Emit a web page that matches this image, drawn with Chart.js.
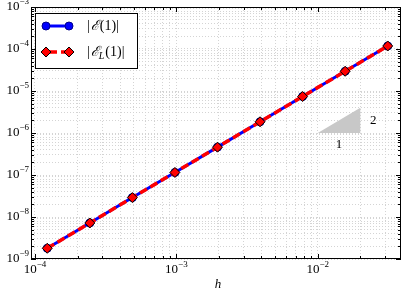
<!DOCTYPE html>
<html>
<head>
<meta charset="utf-8">
<script src="https://cdn.jsdelivr.net/npm/chart.js@4/dist/chart.umd.min.js"></script>
<style>
  html, body { margin: 0; padding: 0; background: #fff; }
  #wrap { width: 407px; height: 292px; }
</style>
</head>
<body>
<div id="wrap"><canvas id="chart" width="407" height="292"></canvas></div>
<script>
// mesh sizes and errors
const hValues = [1.2207e-4, 2.4414e-4, 4.8828e-4, 9.7656e-4, 1.9531e-3, 3.9063e-3, 7.8125e-3, 1.5625e-2, 3.125e-2];
const errExact = [1.8e-9, 7.2e-9, 2.9e-8, 1.15e-7, 4.6e-7, 1.85e-6, 7.4e-6, 2.95e-5, 1.18e-4];
const errLocal = [1.8e-9, 7.2e-9, 2.9e-8, 1.15e-7, 4.6e-7, 1.85e-6, 7.4e-6, 2.95e-5, 1.18e-4];

const xTickExps = [-4, -3, -2];
const yTickExps = [-9, -8, -7, -6, -5, -4, -3];

// slope triangle
const slopeX = [0.01, 0.02, 0.02];
const slopeY = [1e-6, 1e-6, 4e-6];
const slopeRun = '1';
const slopeRise = '2';

const xTitle = 'h';

const FONT = '"Liberation Serif", "DejaVu Serif", serif';

function mantissa(v) {
    const e = Math.floor(Math.log10(v) + 1e-9);
    return v / Math.pow(10, e);
}

function keepIntegerTicks(scale) {
    scale.ticks = scale.ticks.filter(t => {
        const m = mantissa(t.value);
        return Math.abs(m - Math.round(m)) < 0.01 && t.value >= scale.min * 0.999 && t.value <= scale.max * 1.001;
    });
}

function drawPower(ctx, exp, x, y, align) {
    ctx.font = '13px ' + FONT;
    const base = '10';
    const bw = ctx.measureText(base).width;
    ctx.font = '9px ' + FONT;
    const sup = '\u2212' + Math.abs(exp);
    const sw = ctx.measureText(sup).width;
    const total = bw + sw;
    let left = align === 'center' ? x - total / 2 : x - total;
    ctx.fillStyle = '#000';
    ctx.textBaseline = 'middle';
    ctx.textAlign = 'left';
    ctx.font = '13px ' + FONT;
    ctx.fillText(base, left, y);
    ctx.font = '9px ' + FONT;
    ctx.fillText(sup, left + bw, y - 5);
}

const decorations = {
    id: 'decorations',
    beforeDatasetsDraw(chart) {
        const { ctx, scales: { x, y } } = chart;
        ctx.save();
        ctx.beginPath();
        slopeX.forEach((v, i) => {
            const px = x.getPixelForValue(v), py = y.getPixelForValue(slopeY[i]);
            if (i === 0) ctx.moveTo(px, py); else ctx.lineTo(px, py);
        });
        ctx.closePath();
        ctx.fillStyle = '#c8c8c8';
        ctx.fill();
        ctx.fillStyle = '#000';
        ctx.font = '13px ' + FONT;
        ctx.textAlign = 'center';
        ctx.textBaseline = 'middle';
        const midX = x.getPixelForValue(Math.sqrt(slopeX[0] * slopeX[1]));
        ctx.fillText(slopeRun, midX, y.getPixelForValue(slopeY[0]) + 12);
        const midY = y.getPixelForValue(Math.sqrt(slopeY[1] * slopeY[2]));
        ctx.fillText(slopeRise, x.getPixelForValue(slopeX[2]) + 13, midY);
        ctx.restore();
    },
    afterDraw(chart) {
        const { ctx, chartArea: a, scales: { x, y } } = chart;
        ctx.save();
        // frame
        ctx.strokeStyle = '#000';
        ctx.lineWidth = 1;
        ctx.strokeRect(a.left + 0.5, a.top + 0.5, a.right - a.left - 1, a.bottom - a.top - 1);

        // inward ticks on all four sides
        ctx.beginPath();
        x.ticks.forEach(t => {
            const px = Math.round(x.getPixelForValue(t.value)) + 0.5;
            const len = Math.abs(mantissa(t.value) - 1) < 0.01 ? 5 : 3;
            ctx.moveTo(px, a.bottom); ctx.lineTo(px, a.bottom - len);
            ctx.moveTo(px, a.top); ctx.lineTo(px, a.top + len);
        });
        y.ticks.forEach(t => {
            const py = Math.round(y.getPixelForValue(t.value)) + 0.5;
            const len = Math.abs(mantissa(t.value) - 1) < 0.01 ? 5 : 3;
            ctx.moveTo(a.left, py); ctx.lineTo(a.left + len, py);
            ctx.moveTo(a.right, py); ctx.lineTo(a.right - len, py);
        });
        ctx.stroke();

        // tick labels
        xTickExps.forEach(e => drawPower(ctx, e, x.getPixelForValue(Math.pow(10, e)), a.bottom + 11, 'center'));
        yTickExps.forEach(e => drawPower(ctx, e, a.left - 2, y.getPixelForValue(Math.pow(10, e)), 'right'));

        // axis title
        ctx.font = 'italic 13px ' + FONT;
        ctx.textAlign = 'center';
        ctx.textBaseline = 'middle';
        ctx.fillText(xTitle, (a.left + a.right) / 2 + 2, 285);

        // legend
        const lx = a.left + 4, ly = a.top + 6, lw = 102, lh = 55;
        ctx.fillStyle = '#fff';
        ctx.fillRect(lx, ly, lw, lh);
        ctx.strokeStyle = '#000';
        ctx.strokeRect(lx + 0.5, ly + 0.5, lw, lh);

        const ds = chart.data.datasets;
        const rows = [ly + 13, ly + 39];
        const x0 = lx + 11, x1 = lx + 34;
        // row 1: blue line with circles
        ctx.strokeStyle = ds[0].borderColor;
        ctx.lineWidth = ds[0].borderWidth;
        ctx.setLineDash([]);
        ctx.beginPath(); ctx.moveTo(x0, rows[0]); ctx.lineTo(x1, rows[0]); ctx.stroke();
        [x0, x1].forEach(px => {
            ctx.beginPath();
            ctx.arc(px, rows[0], ds[0].pointRadius, 0, Math.PI * 2);
            ctx.fillStyle = ds[0].pointBackgroundColor;
            ctx.fill();
            ctx.lineWidth = 1;
            ctx.strokeStyle = ds[0].pointBorderColor;
            ctx.stroke();
        });
        // row 2: red dashed with diamonds
        ctx.strokeStyle = ds[1].borderColor;
        ctx.lineWidth = ds[1].borderWidth;
        ctx.setLineDash([7, 4]);
        ctx.beginPath(); ctx.moveTo(x0 + 4, rows[1]); ctx.lineTo(x1, rows[1]); ctx.stroke();
        ctx.setLineDash([]);
        [x0, x1].forEach(px => {
            const r = ds[1].pointRadius;
            ctx.beginPath();
            ctx.moveTo(px, rows[1] - r); ctx.lineTo(px + r, rows[1]);
            ctx.lineTo(px, rows[1] + r); ctx.lineTo(px - r, rows[1]);
            ctx.closePath();
            ctx.fillStyle = ds[1].pointBackgroundColor;
            ctx.fill();
            ctx.lineWidth = 1;
            ctx.strokeStyle = ds[1].pointBorderColor;
            ctx.stroke();
        });

        // legend text
        ctx.fillStyle = '#000';
        ctx.textAlign = 'left';
        ctx.textBaseline = 'middle';
        const tx = lx + 52;
        function piece(txt, font, px, py) {
            ctx.font = font;
            ctx.fillText(txt, px, py);
            return px + ctx.measureText(txt).width;
        }
        let px = tx;
        px = piece('|', '14px ' + FONT, px, rows[0]);
        px = piece('\u2130', 'italic 14px ' + FONT, px + 1, rows[0]);
        px = piece('(1)|', '14px ' + FONT, px + 1, rows[0]);
        px = tx;
        px = piece('|', '14px ' + FONT, px, rows[1]);
        px = piece('\u2130', 'italic 14px ' + FONT, px + 1, rows[1]);
        px = piece('L', 'italic 10px ' + FONT, px, rows[1] + 4);
        px = piece('(1)|', '14px ' + FONT, px + 1, rows[1]);
        ctx.restore();
    }
};

const gridOpts = { color: '#d4d4d4', lineWidth: 1, drawTicks: false };

new Chart(document.getElementById('chart'), {
    type: 'line',
    data: {
        labels: hValues,
        datasets: [
            {
                label: '|\u2130(1)|',
                data: hValues.map((h, i) => ({ x: h, y: errExact[i] })),
                borderColor: '#0000ff',
                borderWidth: 3,
                pointRadius: 4,
                pointBackgroundColor: '#0000ff',
                pointBorderColor: '#00008b',
                pointBorderWidth: 1,
                tension: 0,
                order: 2
            },
            {
                label: '|\u2130L(1)|',
                data: hValues.map((h, i) => ({ x: h, y: errLocal[i] })),
                borderColor: '#ff0000',
                borderWidth: 3.5,
                borderDash: [8, 4],
                pointStyle: 'rectRot',
                pointRadius: 5,
                pointBackgroundColor: '#ff0000',
                pointBorderColor: '#000000',
                pointBorderWidth: 1,
                tension: 0,
                order: 1
            }
        ]
    },
    options: {
        responsive: false,
        animation: false,
        devicePixelRatio: 1,
        layout: { padding: { top: 7, right: 3, left: 0, bottom: 0 } },
        plugins: { legend: { display: false }, tooltip: { enabled: false } },
        scales: {
            x: {
                type: 'logarithmic',
                min: 9.37e-5,
                max: 0.0388,
                grid: { ...gridOpts },
                border: { display: false, dash: [1, 2] },
                ticks: { display: false },
                afterBuildTicks: keepIntegerTicks,
                afterFit(scale) { scale.height = 33; }
            },
            y: {
                type: 'logarithmic',
                min: 1e-9,
                max: 1e-3,
                grid: { ...gridOpts },
                border: { display: false, dash: [1, 2] },
                ticks: { display: false },
                afterBuildTicks: keepIntegerTicks,
                afterFit(scale) { scale.width = 31; }
            }
        }
    },
    plugins: [decorations]
});
</script>
</body>
</html>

----------

Show every line from the listing above in which the string "with" appears.

Emit a web page that matches this image, drawn with Chart.js.
        // row 1: blue line with circles
        // row 2: red dashed with diamonds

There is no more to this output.